▸ SET TASK
Restate the data word for word and leave the images out.

▸ MATERIAL
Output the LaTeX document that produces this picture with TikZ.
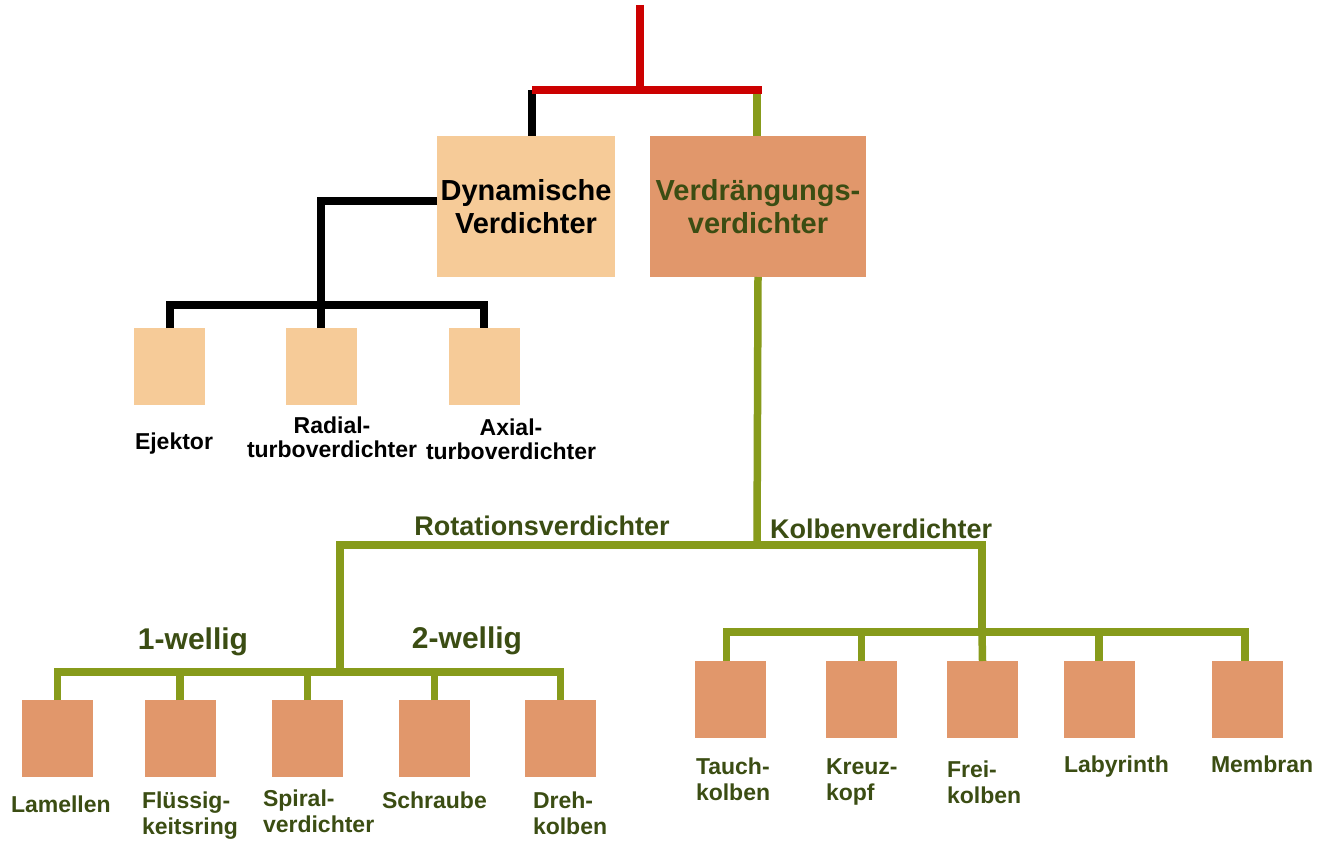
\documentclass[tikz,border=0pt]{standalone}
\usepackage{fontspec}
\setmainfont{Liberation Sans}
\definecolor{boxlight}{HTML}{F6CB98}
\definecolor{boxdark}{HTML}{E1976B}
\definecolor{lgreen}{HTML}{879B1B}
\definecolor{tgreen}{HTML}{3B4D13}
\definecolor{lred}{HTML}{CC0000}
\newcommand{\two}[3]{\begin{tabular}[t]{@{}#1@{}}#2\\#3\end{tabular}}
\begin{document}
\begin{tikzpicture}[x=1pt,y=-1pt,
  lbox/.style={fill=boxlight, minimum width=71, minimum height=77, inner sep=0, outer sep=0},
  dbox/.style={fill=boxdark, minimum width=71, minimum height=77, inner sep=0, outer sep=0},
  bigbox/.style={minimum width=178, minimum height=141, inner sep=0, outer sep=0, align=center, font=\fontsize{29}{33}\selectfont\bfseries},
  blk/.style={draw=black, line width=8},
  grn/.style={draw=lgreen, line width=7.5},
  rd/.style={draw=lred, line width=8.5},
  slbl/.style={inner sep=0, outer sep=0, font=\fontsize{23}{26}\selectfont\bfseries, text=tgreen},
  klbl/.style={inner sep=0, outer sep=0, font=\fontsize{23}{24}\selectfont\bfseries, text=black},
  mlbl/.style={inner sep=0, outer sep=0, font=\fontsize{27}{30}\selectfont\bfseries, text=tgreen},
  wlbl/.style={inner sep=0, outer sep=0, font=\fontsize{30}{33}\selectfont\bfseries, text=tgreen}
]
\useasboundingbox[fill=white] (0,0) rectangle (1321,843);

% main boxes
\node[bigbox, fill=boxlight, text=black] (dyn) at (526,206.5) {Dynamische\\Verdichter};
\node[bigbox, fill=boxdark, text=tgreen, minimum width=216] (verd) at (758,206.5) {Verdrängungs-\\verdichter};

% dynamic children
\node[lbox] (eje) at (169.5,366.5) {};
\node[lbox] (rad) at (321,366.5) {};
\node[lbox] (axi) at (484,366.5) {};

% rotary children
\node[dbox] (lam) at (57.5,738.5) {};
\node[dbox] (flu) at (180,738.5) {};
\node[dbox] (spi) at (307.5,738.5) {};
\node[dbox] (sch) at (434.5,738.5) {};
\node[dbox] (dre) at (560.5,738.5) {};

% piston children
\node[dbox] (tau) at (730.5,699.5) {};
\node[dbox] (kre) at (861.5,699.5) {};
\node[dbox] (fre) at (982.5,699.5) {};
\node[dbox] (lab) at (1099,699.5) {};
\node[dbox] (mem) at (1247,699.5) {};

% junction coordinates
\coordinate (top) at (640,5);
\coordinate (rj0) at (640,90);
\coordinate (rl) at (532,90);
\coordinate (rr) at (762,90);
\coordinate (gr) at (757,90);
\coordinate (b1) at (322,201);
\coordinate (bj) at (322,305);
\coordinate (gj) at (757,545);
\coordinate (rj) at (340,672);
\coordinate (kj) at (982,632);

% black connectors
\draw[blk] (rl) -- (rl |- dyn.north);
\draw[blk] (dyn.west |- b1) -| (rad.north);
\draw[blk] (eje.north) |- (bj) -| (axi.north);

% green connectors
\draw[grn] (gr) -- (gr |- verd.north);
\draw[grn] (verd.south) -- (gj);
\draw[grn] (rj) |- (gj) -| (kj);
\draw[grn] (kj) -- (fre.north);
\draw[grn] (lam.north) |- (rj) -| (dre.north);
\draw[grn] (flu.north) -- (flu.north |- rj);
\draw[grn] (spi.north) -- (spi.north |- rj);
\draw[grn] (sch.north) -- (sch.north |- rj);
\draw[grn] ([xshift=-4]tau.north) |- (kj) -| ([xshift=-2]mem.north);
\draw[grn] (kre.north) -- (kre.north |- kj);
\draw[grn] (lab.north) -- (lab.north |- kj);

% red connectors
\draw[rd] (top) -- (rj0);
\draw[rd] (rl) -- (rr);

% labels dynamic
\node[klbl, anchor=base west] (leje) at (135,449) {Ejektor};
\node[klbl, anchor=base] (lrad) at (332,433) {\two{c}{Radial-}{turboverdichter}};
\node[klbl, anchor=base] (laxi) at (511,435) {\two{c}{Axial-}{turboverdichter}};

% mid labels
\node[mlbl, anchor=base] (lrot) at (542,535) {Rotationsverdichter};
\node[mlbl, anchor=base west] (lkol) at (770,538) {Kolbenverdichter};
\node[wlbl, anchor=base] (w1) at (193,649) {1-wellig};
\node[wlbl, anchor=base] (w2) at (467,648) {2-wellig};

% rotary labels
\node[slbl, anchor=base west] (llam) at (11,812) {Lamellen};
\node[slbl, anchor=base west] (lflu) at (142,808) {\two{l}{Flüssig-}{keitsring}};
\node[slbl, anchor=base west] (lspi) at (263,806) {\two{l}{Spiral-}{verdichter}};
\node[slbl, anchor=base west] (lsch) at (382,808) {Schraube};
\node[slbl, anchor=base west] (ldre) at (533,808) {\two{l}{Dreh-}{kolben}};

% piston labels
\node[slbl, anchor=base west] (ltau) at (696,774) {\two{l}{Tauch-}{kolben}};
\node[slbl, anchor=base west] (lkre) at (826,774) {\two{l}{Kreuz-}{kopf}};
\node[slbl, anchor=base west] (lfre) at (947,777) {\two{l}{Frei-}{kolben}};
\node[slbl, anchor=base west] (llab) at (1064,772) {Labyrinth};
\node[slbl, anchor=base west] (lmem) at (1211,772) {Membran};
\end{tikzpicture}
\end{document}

▸ FULL RESPONSE
Output the LaTeX document that produces this picture with TikZ.
\documentclass[tikz,border=0pt]{standalone}
\usepackage{fontspec}
\setmainfont{Liberation Sans}
\definecolor{boxlight}{HTML}{F6CB98}
\definecolor{boxdark}{HTML}{E1976B}
\definecolor{lgreen}{HTML}{879B1B}
\definecolor{tgreen}{HTML}{3B4D13}
\definecolor{lred}{HTML}{CC0000}
\newcommand{\two}[3]{\begin{tabular}[t]{@{}#1@{}}#2\\#3\end{tabular}}
\begin{document}
\begin{tikzpicture}[x=1pt,y=-1pt,
  lbox/.style={fill=boxlight, minimum width=71, minimum height=77, inner sep=0, outer sep=0},
  dbox/.style={fill=boxdark, minimum width=71, minimum height=77, inner sep=0, outer sep=0},
  bigbox/.style={minimum width=178, minimum height=141, inner sep=0, outer sep=0, align=center, font=\fontsize{29}{33}\selectfont\bfseries},
  blk/.style={draw=black, line width=8},
  grn/.style={draw=lgreen, line width=7.5},
  rd/.style={draw=lred, line width=8.5},
  slbl/.style={inner sep=0, outer sep=0, font=\fontsize{23}{26}\selectfont\bfseries, text=tgreen},
  klbl/.style={inner sep=0, outer sep=0, font=\fontsize{23}{24}\selectfont\bfseries, text=black},
  mlbl/.style={inner sep=0, outer sep=0, font=\fontsize{27}{30}\selectfont\bfseries, text=tgreen},
  wlbl/.style={inner sep=0, outer sep=0, font=\fontsize{30}{33}\selectfont\bfseries, text=tgreen}
]
\useasboundingbox[fill=white] (0,0) rectangle (1321,843);

% main boxes
\node[bigbox, fill=boxlight, text=black] (dyn) at (526,206.5) {Dynamische\\Verdichter};
\node[bigbox, fill=boxdark, text=tgreen, minimum width=216] (verd) at (758,206.5) {Verdrängungs-\\verdichter};

% dynamic children
\node[lbox] (eje) at (169.5,366.5) {};
\node[lbox] (rad) at (321,366.5) {};
\node[lbox] (axi) at (484,366.5) {};

% rotary children
\node[dbox] (lam) at (57.5,738.5) {};
\node[dbox] (flu) at (180,738.5) {};
\node[dbox] (spi) at (307.5,738.5) {};
\node[dbox] (sch) at (434.5,738.5) {};
\node[dbox] (dre) at (560.5,738.5) {};

% piston children
\node[dbox] (tau) at (730.5,699.5) {};
\node[dbox] (kre) at (861.5,699.5) {};
\node[dbox] (fre) at (982.5,699.5) {};
\node[dbox] (lab) at (1099,699.5) {};
\node[dbox] (mem) at (1247,699.5) {};

% junction coordinates
\coordinate (top) at (640,5);
\coordinate (rj0) at (640,90);
\coordinate (rl) at (532,90);
\coordinate (rr) at (762,90);
\coordinate (gr) at (757,90);
\coordinate (b1) at (322,201);
\coordinate (bj) at (322,305);
\coordinate (gj) at (757,545);
\coordinate (rj) at (340,672);
\coordinate (kj) at (982,632);

% black connectors
\draw[blk] (rl) -- (rl |- dyn.north);
\draw[blk] (dyn.west |- b1) -| (rad.north);
\draw[blk] (eje.north) |- (bj) -| (axi.north);

% green connectors
\draw[grn] (gr) -- (gr |- verd.north);
\draw[grn] (verd.south) -- (gj);
\draw[grn] (rj) |- (gj) -| (kj);
\draw[grn] (kj) -- (fre.north);
\draw[grn] (lam.north) |- (rj) -| (dre.north);
\draw[grn] (flu.north) -- (flu.north |- rj);
\draw[grn] (spi.north) -- (spi.north |- rj);
\draw[grn] (sch.north) -- (sch.north |- rj);
\draw[grn] ([xshift=-4]tau.north) |- (kj) -| ([xshift=-2]mem.north);
\draw[grn] (kre.north) -- (kre.north |- kj);
\draw[grn] (lab.north) -- (lab.north |- kj);

% red connectors
\draw[rd] (top) -- (rj0);
\draw[rd] (rl) -- (rr);

% labels dynamic
\node[klbl, anchor=base west] (leje) at (135,449) {Ejektor};
\node[klbl, anchor=base] (lrad) at (332,433) {\two{c}{Radial-}{turboverdichter}};
\node[klbl, anchor=base] (laxi) at (511,435) {\two{c}{Axial-}{turboverdichter}};

% mid labels
\node[mlbl, anchor=base] (lrot) at (542,535) {Rotationsverdichter};
\node[mlbl, anchor=base west] (lkol) at (770,538) {Kolbenverdichter};
\node[wlbl, anchor=base] (w1) at (193,649) {1-wellig};
\node[wlbl, anchor=base] (w2) at (467,648) {2-wellig};

% rotary labels
\node[slbl, anchor=base west] (llam) at (11,812) {Lamellen};
\node[slbl, anchor=base west] (lflu) at (142,808) {\two{l}{Flüssig-}{keitsring}};
\node[slbl, anchor=base west] (lspi) at (263,806) {\two{l}{Spiral-}{verdichter}};
\node[slbl, anchor=base west] (lsch) at (382,808) {Schraube};
\node[slbl, anchor=base west] (ldre) at (533,808) {\two{l}{Dreh-}{kolben}};

% piston labels
\node[slbl, anchor=base west] (ltau) at (696,774) {\two{l}{Tauch-}{kolben}};
\node[slbl, anchor=base west] (lkre) at (826,774) {\two{l}{Kreuz-}{kopf}};
\node[slbl, anchor=base west] (lfre) at (947,777) {\two{l}{Frei-}{kolben}};
\node[slbl, anchor=base west] (llab) at (1064,772) {Labyrinth};
\node[slbl, anchor=base west] (lmem) at (1211,772) {Membran};
\end{tikzpicture}
\end{document}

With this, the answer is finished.